MS027 - Multimethod Computational Mechanics for Physics-Informed Digital Twins

Organized by: K. Nishiguchi (Nagoya University / RIKEN, Japan), C. Li (National Cheng Kung University, Taiwan), W. Wang (National Chung Hsing University, Taiwan), N. Mitsume (University of Tsukuba, Japan), N. Morita (University of Tsukuba, Japan), S. Kaneko (Nagoya Institute of Technology, Japan) and T. Matsuda (University of Tsukuba, Japan)

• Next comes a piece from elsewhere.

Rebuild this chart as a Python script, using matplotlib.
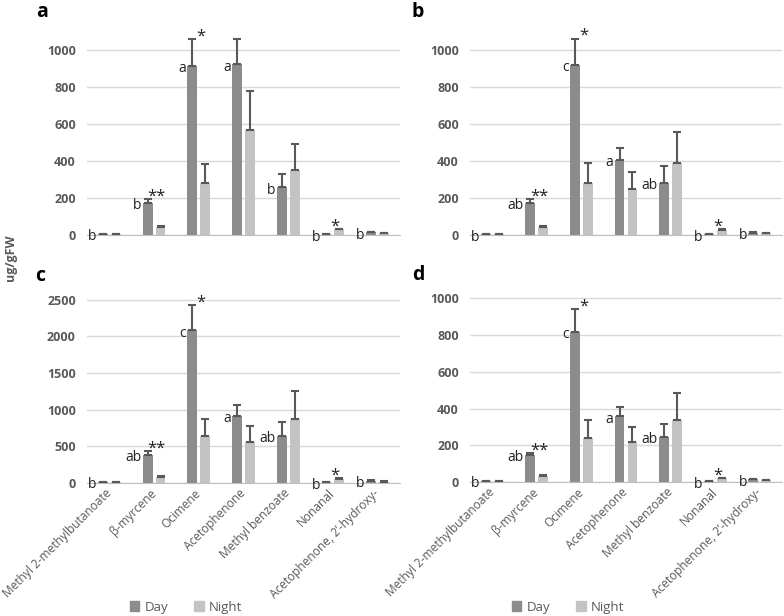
import numpy as np
import matplotlib
matplotlib.use('Agg')
import matplotlib.pyplot as plt
from matplotlib.patches import Patch

plt.rcParams['font.family'] = ['Open Sans', 'DejaVu Sans']

compounds = ['Methyl 2-methylbutanoate', 'β-myrcene', 'Ocimene', 'Acetophenone',
             'Methyl benzoate', 'Nonanal', 'Acetophenone, 2\u2019-hydroxy-']

# значения по панелям (ug/gFW)
a_day = [5, 172, 915, 924, 258, 3, 14]
a_day_err = [2, 24, 145, 135, 74, 1, 3]
a_night = [5, 45, 283, 568, 351, 30, 10]
a_night_err = [2, 4, 103, 210, 141, 4, 2]

b_day = [3, 172, 920, 406, 283, 3, 12]
b_day_err = [1, 24, 143, 63, 88, 1, 2]
b_night = [6, 45, 284, 250, 391, 28, 10]
b_night_err = [2, 4, 104, 91, 165, 4, 2]

c_day = [12, 386, 2082, 918, 645, 10, 32]
c_day_err = [3, 46, 341, 141, 191, 2, 5]
c_night = [12, 82, 636, 564, 877, 55, 20]
c_night_err = [3, 18, 237, 218, 373, 9, 3]

d_day = [5, 148, 818, 358, 245, 3, 14]
d_day_err = [2, 12, 122, 51, 73, 1, 2]
d_night = [5, 30, 242, 218, 340, 20, 11]
d_night_err = [2, 6, 94, 82, 142, 3, 2]

letters_a = ['b', 'b', 'a', 'a', 'b', 'b', 'b']
letters_bcd = ['b', 'ab', 'c', 'a', 'ab', 'b', 'b']
stars = ['', '**', '*', '', '', '*', '']

DAY_COLOR = '#8c8c8c'
NIGHT_COLOR = '#c3c3c3'
TEXT_GRAY = '#595959'

W, H = 784, 616
fig = plt.figure(figsize=(W / 100, H / 100), dpi=100)


def px_axes(x0, x1, y_zero, y_top):
    # прямоугольник осей в пикселях -> доли фигуры
    return fig.add_axes([x0 / W, (H - y_zero) / H, (x1 - x0) / W, (y_zero - y_top) / H])


def draw_panel(ax, day, day_err, night, night_err, letters, ymax, yticks, show_x):
    x = np.arange(len(compounds))
    bw = 0.22
    off = 0.145
    ax.bar(x - off, day, bw, color=DAY_COLOR, zorder=2)
    ax.bar(x + off, night, bw, color=NIGHT_COLOR, zorder=2)
    ax.errorbar(x - off, day, yerr=[np.zeros(len(day)), day_err], fmt='none',
                ecolor=TEXT_GRAY, elinewidth=1.5, capsize=3, capthick=1.5, zorder=3)
    ax.errorbar(x + off, night, yerr=[np.zeros(len(night)), night_err], fmt='none',
                ecolor=TEXT_GRAY, elinewidth=1.5, capsize=3, capthick=1.5, zorder=3)

    for i in range(len(compounds)):
        ax.annotate(letters[i], (x[i] - off - bw / 2, day[i]), xytext=(-1, -2),
                    textcoords='offset points', ha='right', va='center',
                    fontsize=10, color='#222222')
        if stars[i]:
            top = max(day[i] + day_err[i], night[i] + night_err[i])
            ax.annotate(stars[i], (x[i] + 0.05, top), xytext=(0, -4),
                        textcoords='offset points', ha='center', va='bottom',
                        fontsize=12, color='#222222')

    ax.set_xlim(-0.5, len(compounds) - 0.5)
    ax.set_ylim(0, ymax)
    ax.set_yticks(yticks)
    ax.grid(axis='y', color='#d9d9d9', linewidth=1, zorder=0)
    for s in ['top', 'right', 'left']:
        ax.spines[s].set_visible(False)
    ax.spines['bottom'].set_color('#bfbfbf')
    ax.tick_params(axis='both', length=0)
    ax.tick_params(axis='y', labelsize=9, labelcolor=TEXT_GRAY, pad=8)
    for lab in ax.get_yticklabels():
        lab.set_fontweight('bold')
    ax.set_xticks(x)
    if show_x:
        ax.tick_params(axis='x', pad=6)
        ax.set_xticklabels(compounds, rotation=45, ha='right', va='center',
                           rotation_mode='anchor', fontsize=8.6, color=TEXT_GRAY)
    else:
        ax.set_xticklabels([])


ax_a = px_axes(87, 400, 235, 28)
draw_panel(ax_a, a_day, a_day_err, a_night, a_night_err, letters_a, 1120,
           range(0, 1001, 200), False)
ax_b = px_axes(470, 782, 235, 28)
draw_panel(ax_b, b_day, b_day_err, b_night, b_night_err, letters_bcd, 1120,
           range(0, 1001, 200), False)
ax_c = px_axes(87, 400, 483, 285)
draw_panel(ax_c, c_day, c_day_err, c_night, c_night_err, letters_bcd, 2700,
           range(0, 2501, 500), True)
ax_d = px_axes(470, 782, 482, 280)
draw_panel(ax_d, d_day, d_day_err, d_night, d_night_err, letters_bcd, 1100,
           range(0, 1001, 200), True)

# подписи панелей
for lab, xp, yp in [('a', 42, 12), ('b', 418, 12), ('c', 40, 276), ('d', 418, 275)]:
    fig.text(xp / W, 1 - yp / H, lab, fontsize=14, fontweight='bold',
             ha='center', va='center', color='black')

fig.text(10 / W, 1 - 258 / H, 'ug/gFW', rotation=90, fontsize=9, fontweight='bold',
         color=TEXT_GRAY, ha='center', va='center')

# легенды под нижними панелями
handles = [Patch(color=DAY_COLOR, label='Day'), Patch(color=NIGHT_COLOR, label='Night')]
for ax, cx in [(ax_c, 186), (ax_d, 568)]:
    ax.legend(handles=handles, loc='center', bbox_to_anchor=(cx / W, 1 - 607 / H),
              bbox_transform=fig.transFigure, ncol=2, frameon=False, fontsize=9.5,
              labelcolor=TEXT_GRAY, handlelength=0.7, handleheight=0.7,
              handletextpad=0.4, columnspacing=2.0)

plt.savefig('out.png', dpi=100)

Digital twin technologies require the seamless integration of physics-based simulation, data-driven modeling, uncertainty quantification, and real-time computational workflows. However, complex engineering systems often involve multiscale and multiphysics phenomena, including fluid-structure interaction, fracture, impact, manufacturing processes, infrastructure systems, and coupled thermo-mechanical behavior. No single numerical method is sufficient to address all aspects of such problems with the robustness, accuracy, and computational efficiency required for practical digital twins. This minisymposium focuses on multimethod computational mechanics as a methodological foundation for next-generation physics-informed digital twins. Topics of interest include, but are not limited to, finite element, finite volume, finite difference, particle, meshfree, lattice Boltzmann, immersed boundary, Eulerian, Lagrangian, and hybrid numerical methods; coupling strategies for multiphysics and multiscale problems; model order reduction and surrogate modeling; data assimilation and sensor-informed simulation; physics-informed and hybrid AI models; uncertainty quantification; generative AI and generative design for engineering systems; and high-performance computing platforms for real-time or near-real-time digital twin applications. The objective of this minisymposium is to bring together researchers working on computational mechanics, numerical methods, AI for science, and digital twin applications, and to discuss how diverse numerical and data-driven approaches can be integrated into reliable, interpretable, and deployable digital twin frameworks. Particular emphasis will be placed on cross-method comparison, method coupling, practical limitations, validation, and the development of new computational paradigms beyond conventional disciplinary boundaries. MS Topics include technologies enabling digital twins, hybrid models, informed AI, data assimilation, model order reduction, uncertainty quantification, generative AI and generative design, engineering applications, and AI-HPC integration.